I now approach storytelling with longevity in mind.
I ask: Will this message still matter in six months? In two years? What are we really saying?

Perspective is Everything — and Both Fields Taught Me That

Architecture taught me to zoom out and see the bigger picture — how small details fit into large systems. To step back and view the whole, from site context to structural flow.  It trained me to observe — to slow down and notice.

PR taught me to zoom in — to understand audiences, moments, and motives. To focus on language, nuance, sentiment, and cultural cues. It taught me how a small shift in language can completely change perception.

Now I toggle between those lenses every day:
Zoom in to empathize. Zoom out to strategize.

Where They Unite: The Human Core

At their heart, both fields are deeply human.
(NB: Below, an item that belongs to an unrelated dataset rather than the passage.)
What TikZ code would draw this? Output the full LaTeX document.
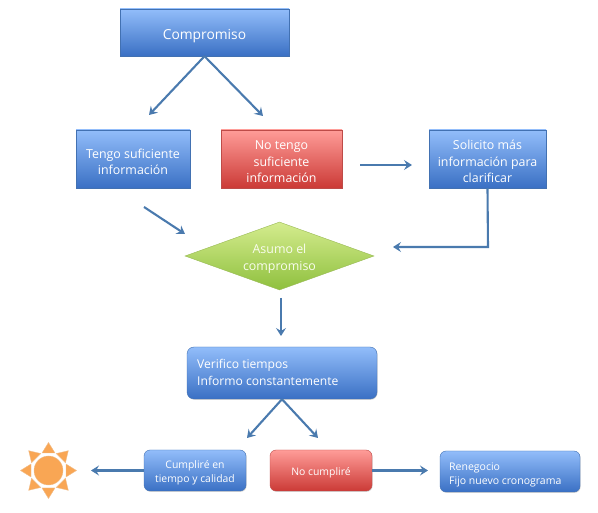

They’re about how people feel in a space. How they feel reading a line. How they feel seen, heard, or understood.

You can build the most functional space in the world, but if it feels cold, people won’t stay.
You can write the perfect copy, but if it lacks empathy, no one will care.

I carry this lesson with me into every piece of work — whether I’m designing a communications campaign or curating a visual brief.

Because whether it’s a building or a brand, it’s not about how it looks.
It’s about how it connects.

Why This Matters to Me

This overlap between architecture and communications is more than academic. It’s personal.

It’s how I think, how I work, and how I see the world.

Architecture taught me how to observe. PR taught me how to express.
One taught me structure. The other taught me voice.
One taught me to build. The other taught me to listen.

One grounded me. The other unblocked me.

Together, they help me design not just spaces or stories, but experiences that mean something. They’ve shaped how I think, create, and communicate — not just for work, but for myself.